What the exercise asks:
Filter the records below for the word "this". Copy each line that holds it.

Dataset rows:
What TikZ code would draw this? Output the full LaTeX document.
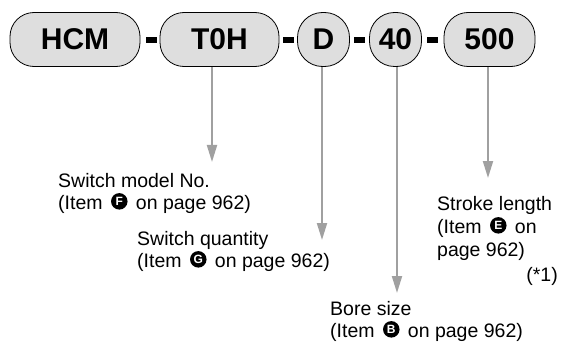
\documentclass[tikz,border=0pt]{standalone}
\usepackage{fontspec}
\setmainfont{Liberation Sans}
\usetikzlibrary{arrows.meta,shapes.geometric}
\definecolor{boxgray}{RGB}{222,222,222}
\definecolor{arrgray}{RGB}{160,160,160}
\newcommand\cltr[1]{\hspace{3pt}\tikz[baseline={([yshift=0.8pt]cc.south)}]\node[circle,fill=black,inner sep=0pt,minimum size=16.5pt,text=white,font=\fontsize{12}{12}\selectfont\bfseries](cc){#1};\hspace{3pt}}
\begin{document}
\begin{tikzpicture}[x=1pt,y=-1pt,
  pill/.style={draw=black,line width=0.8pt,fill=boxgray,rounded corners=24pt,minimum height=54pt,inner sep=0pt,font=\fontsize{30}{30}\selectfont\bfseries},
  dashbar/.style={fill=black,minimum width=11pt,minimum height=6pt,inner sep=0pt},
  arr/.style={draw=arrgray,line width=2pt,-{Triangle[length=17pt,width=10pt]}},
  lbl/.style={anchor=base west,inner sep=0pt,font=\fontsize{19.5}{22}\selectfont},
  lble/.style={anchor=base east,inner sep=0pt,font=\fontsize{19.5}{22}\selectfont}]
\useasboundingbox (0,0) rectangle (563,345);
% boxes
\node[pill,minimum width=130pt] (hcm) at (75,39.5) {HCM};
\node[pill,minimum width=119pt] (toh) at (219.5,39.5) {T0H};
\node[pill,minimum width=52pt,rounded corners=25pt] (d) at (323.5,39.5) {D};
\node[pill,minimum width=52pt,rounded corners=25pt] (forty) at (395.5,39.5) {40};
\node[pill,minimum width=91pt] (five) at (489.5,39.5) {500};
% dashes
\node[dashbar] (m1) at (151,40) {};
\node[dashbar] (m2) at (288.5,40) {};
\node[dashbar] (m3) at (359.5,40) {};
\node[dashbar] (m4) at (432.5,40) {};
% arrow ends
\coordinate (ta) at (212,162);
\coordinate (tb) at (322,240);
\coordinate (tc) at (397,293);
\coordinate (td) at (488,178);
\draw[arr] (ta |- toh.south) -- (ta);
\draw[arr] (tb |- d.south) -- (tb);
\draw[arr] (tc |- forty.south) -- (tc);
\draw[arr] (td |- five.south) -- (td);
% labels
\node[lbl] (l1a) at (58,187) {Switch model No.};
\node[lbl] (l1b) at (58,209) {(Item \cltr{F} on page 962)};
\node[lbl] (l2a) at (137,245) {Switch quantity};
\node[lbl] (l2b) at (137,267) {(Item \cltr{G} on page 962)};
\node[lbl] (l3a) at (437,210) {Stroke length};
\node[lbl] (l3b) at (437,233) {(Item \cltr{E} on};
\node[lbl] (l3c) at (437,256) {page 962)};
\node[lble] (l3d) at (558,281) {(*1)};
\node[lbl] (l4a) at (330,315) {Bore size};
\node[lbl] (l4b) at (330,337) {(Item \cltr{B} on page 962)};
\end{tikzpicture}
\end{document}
==
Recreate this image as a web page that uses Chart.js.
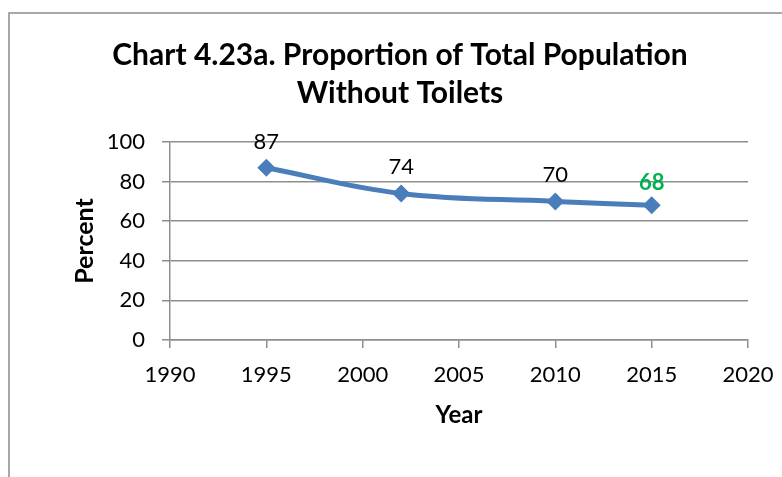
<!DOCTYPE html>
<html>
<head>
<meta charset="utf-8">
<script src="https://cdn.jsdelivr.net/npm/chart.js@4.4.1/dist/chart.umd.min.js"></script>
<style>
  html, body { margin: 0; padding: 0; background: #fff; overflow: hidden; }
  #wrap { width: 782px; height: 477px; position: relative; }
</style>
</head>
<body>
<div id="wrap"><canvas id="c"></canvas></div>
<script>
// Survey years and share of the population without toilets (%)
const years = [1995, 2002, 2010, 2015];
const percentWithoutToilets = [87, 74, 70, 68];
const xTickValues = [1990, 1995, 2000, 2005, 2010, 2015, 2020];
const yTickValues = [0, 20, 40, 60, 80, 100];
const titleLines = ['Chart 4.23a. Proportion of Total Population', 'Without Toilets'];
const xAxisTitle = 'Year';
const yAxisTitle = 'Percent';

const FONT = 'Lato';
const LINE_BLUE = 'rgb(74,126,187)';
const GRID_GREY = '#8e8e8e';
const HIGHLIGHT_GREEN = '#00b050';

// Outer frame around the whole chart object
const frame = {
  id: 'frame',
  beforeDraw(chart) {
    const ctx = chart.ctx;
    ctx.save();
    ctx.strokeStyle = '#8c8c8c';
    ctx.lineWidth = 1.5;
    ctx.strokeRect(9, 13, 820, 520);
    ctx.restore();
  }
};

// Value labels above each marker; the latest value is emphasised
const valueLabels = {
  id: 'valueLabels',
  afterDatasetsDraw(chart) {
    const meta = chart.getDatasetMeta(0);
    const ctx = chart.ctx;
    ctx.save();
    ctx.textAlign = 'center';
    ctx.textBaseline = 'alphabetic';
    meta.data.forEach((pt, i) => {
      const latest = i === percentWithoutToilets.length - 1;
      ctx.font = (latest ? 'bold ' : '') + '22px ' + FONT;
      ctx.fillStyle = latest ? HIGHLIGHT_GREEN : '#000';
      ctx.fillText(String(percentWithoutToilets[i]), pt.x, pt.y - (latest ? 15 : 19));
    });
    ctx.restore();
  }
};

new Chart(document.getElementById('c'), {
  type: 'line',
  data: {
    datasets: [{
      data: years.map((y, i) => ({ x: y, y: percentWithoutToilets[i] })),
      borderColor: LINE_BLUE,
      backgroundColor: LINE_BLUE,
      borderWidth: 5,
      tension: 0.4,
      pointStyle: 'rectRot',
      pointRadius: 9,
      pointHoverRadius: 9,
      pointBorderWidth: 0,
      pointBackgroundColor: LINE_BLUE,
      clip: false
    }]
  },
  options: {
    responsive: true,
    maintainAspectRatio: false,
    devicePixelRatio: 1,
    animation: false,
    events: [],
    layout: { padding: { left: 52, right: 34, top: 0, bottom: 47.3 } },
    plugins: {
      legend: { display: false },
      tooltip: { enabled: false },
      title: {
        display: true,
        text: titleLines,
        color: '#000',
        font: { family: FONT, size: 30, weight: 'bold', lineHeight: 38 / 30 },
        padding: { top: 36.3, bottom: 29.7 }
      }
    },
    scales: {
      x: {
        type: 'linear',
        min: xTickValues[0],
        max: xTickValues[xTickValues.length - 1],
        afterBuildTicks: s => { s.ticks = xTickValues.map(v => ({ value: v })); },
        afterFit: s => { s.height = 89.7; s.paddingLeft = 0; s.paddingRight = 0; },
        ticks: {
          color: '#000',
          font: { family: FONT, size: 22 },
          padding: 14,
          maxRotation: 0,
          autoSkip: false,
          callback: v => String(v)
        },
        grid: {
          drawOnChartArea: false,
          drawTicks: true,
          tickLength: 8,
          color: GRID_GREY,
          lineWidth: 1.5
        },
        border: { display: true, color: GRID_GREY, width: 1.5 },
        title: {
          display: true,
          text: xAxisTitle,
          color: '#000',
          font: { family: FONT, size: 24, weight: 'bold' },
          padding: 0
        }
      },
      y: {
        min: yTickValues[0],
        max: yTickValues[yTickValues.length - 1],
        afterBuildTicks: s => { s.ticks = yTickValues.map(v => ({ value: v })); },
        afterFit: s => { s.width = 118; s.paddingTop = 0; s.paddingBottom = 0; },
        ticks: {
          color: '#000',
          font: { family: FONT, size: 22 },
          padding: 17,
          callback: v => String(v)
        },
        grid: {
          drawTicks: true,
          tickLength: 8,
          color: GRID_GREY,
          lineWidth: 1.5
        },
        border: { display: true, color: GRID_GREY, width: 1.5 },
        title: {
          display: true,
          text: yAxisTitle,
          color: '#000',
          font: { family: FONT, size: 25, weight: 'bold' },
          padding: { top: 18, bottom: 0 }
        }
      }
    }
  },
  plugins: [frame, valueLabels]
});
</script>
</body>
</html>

In response:
What TikZ code would draw this? Output the full LaTeX document.
Recreate this image as a web page that uses Chart.js.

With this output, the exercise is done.